American gridiron football player (born 1989)

Darrell "D. J." Bryant (born March 3, 1989) is an American former football outside linebacker. He played college football at James Madison University.

==Early life==
He attended Randallstown High School in Randallstown, Maryland. He was Most Valuable Player of the Baltimore City-County All-Star game. He also was a two-time All-County defensive end and wide receiver at Randallstown High School.

==College career==
He was selected to the preseason Second-team All-CAA by Phil Steele in his sophomore season. In his Senior season, he was named First-team All-CAA as a defensive lineman.

==Professional career==

===Houston Texans===
On April 29, 2012, he signed with Houston Texans as an undrafted free agent. On August 31, 2012, he was released by the Texans.

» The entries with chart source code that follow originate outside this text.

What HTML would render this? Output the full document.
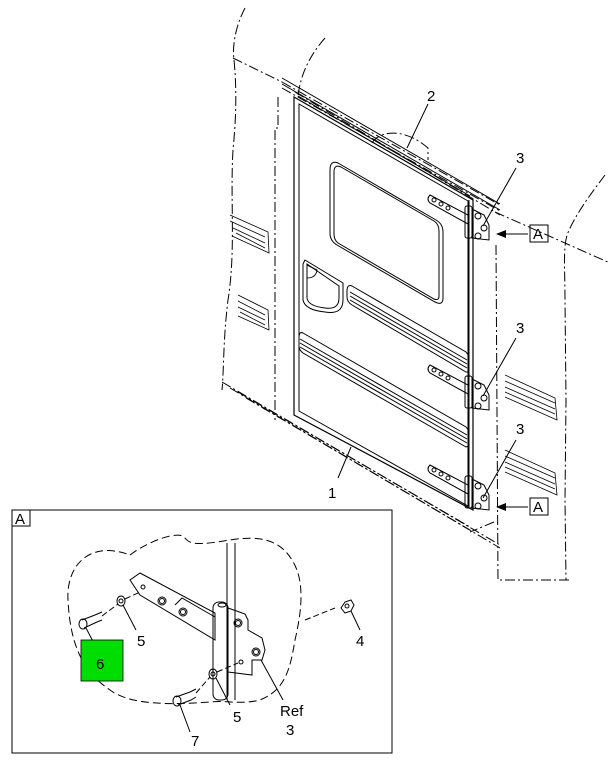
<!DOCTYPE html>
<html><head><meta charset="utf-8"><style>
html,body{margin:0;padding:0;background:#fff;width:610px;height:761px;overflow:hidden}
svg{display:block}
text{font-family:"Liberation Sans",sans-serif;font-size:15px;fill:#000}
</style></head><body>
<svg width="610" height="761" viewBox="0 0 610 761" xmlns="http://www.w3.org/2000/svg">
<g fill="none" stroke="#000" stroke-width="1">
<g stroke-dasharray="10,3,2,3">
<path d="M245,8 C236,25 232,45 234,60 C237,90 236,120 233,150 C230,200 236,250 228,300 C223,340 224,370 222,390"/>
<path d="M325,38 C310,55 300,75 298,97"/>
<path d="M233,58 L282,82"/>
<path d="M278,97 L278,128 L275,128 L275,420"/>
<path d="M222,382 L500,545"/>
<path d="M230,388 L500,548"/>
<path d="M238,392 L470,527"/>
<path d="M246,398 L470,530"/>
<path d="M282,82 L500,205"/>
<path d="M282,88 L500,211"/>
<path d="M295,92 L500,215"/>
<path d="M495,212 L610,263"/>
<path d="M605,175 C590,195 575,215 567,235 C563,250 565,270 565,300 L566,400 L565,500 L566,580"/>
<path d="M496,245 L498,580 L570,580"/>
<path d="M494,522 L470,532"/>
<path d="M372,143 C380,130 405,128 428,148 L428,160"/>
</g>
<g stroke-width="0.8">
<path d="M230,215 L268,232 L269,253 L232,236"/>
<path d="M230,221 L265,237 M233,228 L265,243 M236,233 L265,248"/>
<path d="M238,295 L268,310 L269,330 L238,316"/>
<path d="M238,301 L265,315 M238,307 L265,320 M240,312 L265,325"/>
<path d="M505,375 L555,398 L557,420 L505,397"/>
<path d="M505,381 L555,403 M505,387 L555,409 M505,392 L555,414"/>
<path d="M505,450 L555,473 L557,495 L505,472"/>
<path d="M505,456 L555,478 M505,462 L555,484 M505,467 L555,489"/>
</g>
<path d="M294,97 L473,200 L473,510 L294,415 Z" stroke-width="1.2"/>
<path d="M299,104 L468,201 L468,506 L299,411 Z"/>
<path d="M469,200 L469,508"/>
<path d="M282,78 L500,204 M282,84 L500,210 M298,96 L470,196"/>
<path d="M338,163 L436,220 Q443,224 443,232 L443,298 Q443,306 435,302 L337,245 Q330,241 330,233 L330,170 Q330,160 338,163 Z"/>
<path d="M341,167 L434,221 Q439,224 439,231 L439,296 Q439,301 434,299 L338,243 Q334,240 334,234 L334,172 Q334,164 341,167 Z"/>
<path d="M305,260 L343,283 L343,300 Q343,315 325,312 Q305,310 303,300 L303,264 Z"/>
<path d="M307,264 L339,286 L339,298 Q339,310 325,308 Q308,306 307,298 Z"/>
<path d="M307,265 L317,270 Q316,278 307,278"/>
<path d="M352,286 L466,352 L469,356 L469,372 L466,372 L352,305 Q347,302 347,297 L347,291 Q347,284 352,286 Z"/>
<path d="M350,292 L467,360 M350,296 L467,364 M350,300 L467,368"/>
<path d="M303,333 L466,427 L469,431 L469,446 L466,447 L303,353 Q299,350 299,346 L299,338 Q299,331 303,333 Z"/>
<path d="M300,339 L467,435 M300,343 L467,439 M300,347 L467,443"/>
<g id="h">
<path d="M430,195 L468,215 L468,224 L430,203 Q426,199 430,195Z"/>
<circle cx="434" cy="200" r="2"/><circle cx="441" cy="204" r="2"/><circle cx="448" cy="208" r="2"/>
<rect x="465" y="206" width="7" height="32" rx="2"/>
<path d="M472,209 L484,215 L489,225 L489,240 L472,238 Z"/>
<circle cx="478" cy="216" r="3"/><circle cx="484" cy="228" r="3"/><circle cx="478" cy="236" r="3"/>
</g>
<use href="#h" transform="translate(0,170)"/>
<use href="#h" transform="translate(0,270)"/>
<path d="M428,104 L407,148"/>
<path d="M516,168 L483,226"/>
<path d="M516,338 L483,396"/>
<path d="M516,440 L483,498"/>
<path d="M351,447 L338,478"/>
<path d="M528,234 L504,234 M528,507 L504,507"/>
<rect x="530" y="225" width="18" height="17"/>
<rect x="530" y="498" width="18" height="17"/>
<rect x="12" y="510" width="380" height="243"/>
<rect x="12" y="510" width="18" height="16"/>
<path stroke-dasharray="8,4" d="M130,555 C150,540 180,530 185,538 C190,545 200,545 230,540 C260,535 280,540 292,560 C305,580 302,610 295,640 C290,670 285,690 260,700 C240,705 225,700 210,702 C170,705 130,705 110,690 C80,670 70,640 68,600 C66,565 90,540 130,555 Z"/>
<path d="M227,543 L227,700 M235,543 L235,700"/>
<path d="M140,573 L215,613 L215,640 L140,595 L130,580 Z"/>
<circle cx="143" cy="587" r="2"/>
<circle cx="162" cy="601" r="4"/><circle cx="162" cy="601" r="2.5"/>
<path d="M175,605 L182,598 L215,617"/>
<circle cx="183" cy="612" r="4"/><circle cx="183" cy="612" r="2.5"/>
<rect x="213" y="602" width="15" height="98" rx="6"/>
<ellipse cx="222" cy="605" rx="4" ry="2"/>
<path d="M228,608 L245,614 L248,620 L248,630 L262,638 L265,650 L262,660 L252,660 L252,675 L228,672"/>
<circle cx="238" cy="623" r="4"/><circle cx="238" cy="623" r="2.5"/>
<circle cx="256" cy="652" r="4"/><circle cx="256" cy="652" r="2.5"/>
<circle cx="241" cy="662" r="2"/>
<ellipse cx="121" cy="601" rx="4" ry="5"/><circle cx="121" cy="601" r="2"/>
<ellipse cx="213" cy="674" rx="4" ry="5"/><circle cx="213" cy="674" r="2"/>
<path d="M345,602 L351,600 L354,605 L351,611 L345,613 L341,608 Z"/><circle cx="347" cy="606" r="2"/>
<path d="M82,620 L95,615 L102,612 M84,628 L97,622 L102,620"/>
<ellipse cx="83" cy="624" rx="4" ry="5"/>
<path d="M176,697 L190,692 L196,689 M178,705 L191,700 L196,697"/>
<ellipse cx="177" cy="701" rx="4" ry="5"/>
<path stroke-dasharray="6,3" d="M102,616 L118,604 M125,599 L140,592 M196,693 L210,677 M217,672 L238,663 M305,620 L335,608"/>
<path d="M123,605 L136,630 M86,628 L98,651 M216,678 L230,705 M180,705 L190,732 M351,611 L360,630 M261,660 L283,700"/>
</g>
<path d="M496,234 L506,230 L506,238 Z M496,507 L506,503 L506,511 Z" fill="#000"/>
<rect x="81" y="640" width="42" height="41" fill="#00dd00" stroke="#000" stroke-width="0.8"/>
<text x="427" y="101">2</text>
<text x="516" y="163">3</text>
<text x="516" y="333">3</text>
<text x="516" y="434">3</text>
<text x="328" y="498">1</text>
<text x="533" y="239">A</text>
<text x="533" y="512">A</text>
<text x="15" y="524">A</text>
<text x="137" y="646">5</text>
<text x="96" y="669" fill="#333">6</text>
<text x="233" y="722">5</text>
<text x="191" y="746">7</text>
<text x="356" y="646">4</text>
<text x="280" y="716">Ref</text>
<text x="286" y="735">3</text>
</svg>
</body></html>
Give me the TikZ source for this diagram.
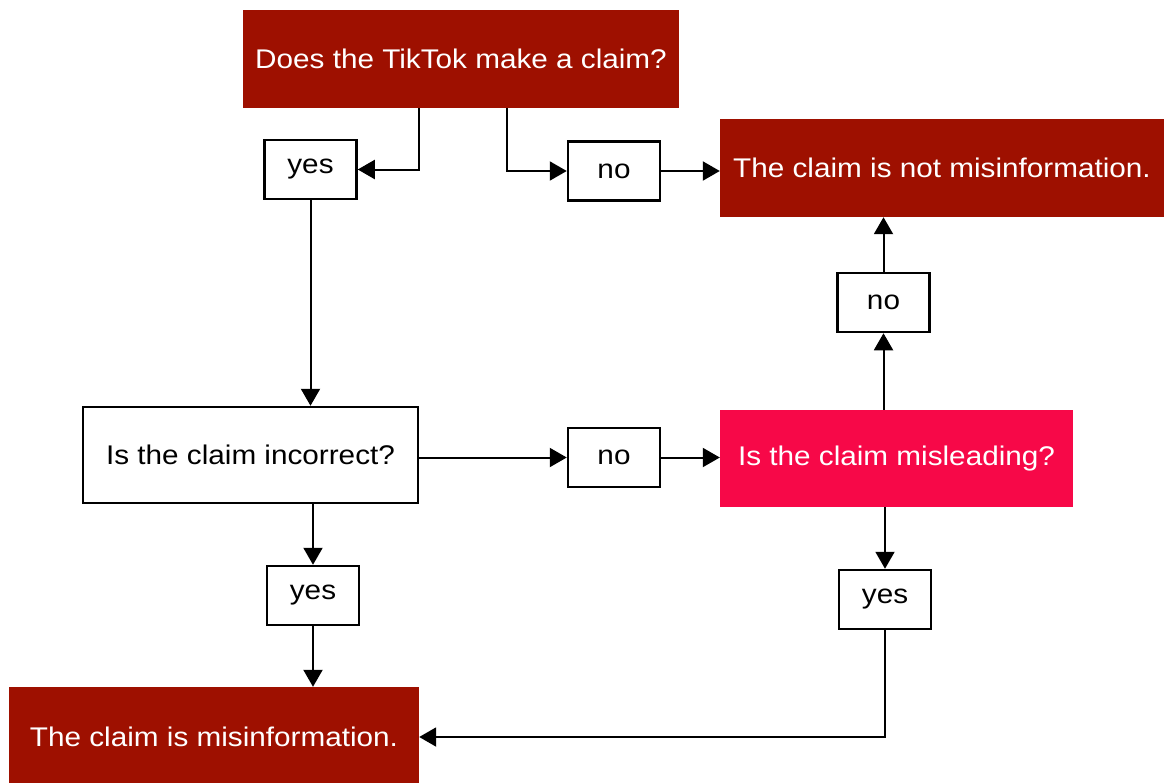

===Tampa Bay Buccaneers===
On September 18, 2012, he signed with the Tampa Bay Buccaneers to join the practice squad.

===Indianapolis Colts===
On October 9, 2012, he signed with the Indianapolis Colts to join their practice squad.

===New York Jets===
On November 5, 2012, he signed with the New York Jets to join their practice squad. On December 4, 2012, he was released from the practice squad.

===Baltimore Ravens===
On December 13, 2012, he signed with the Baltimore Ravens to join their practice squad. On December 19, he was released from the practice squad. On December 26, he was re-signed to join the practice squad.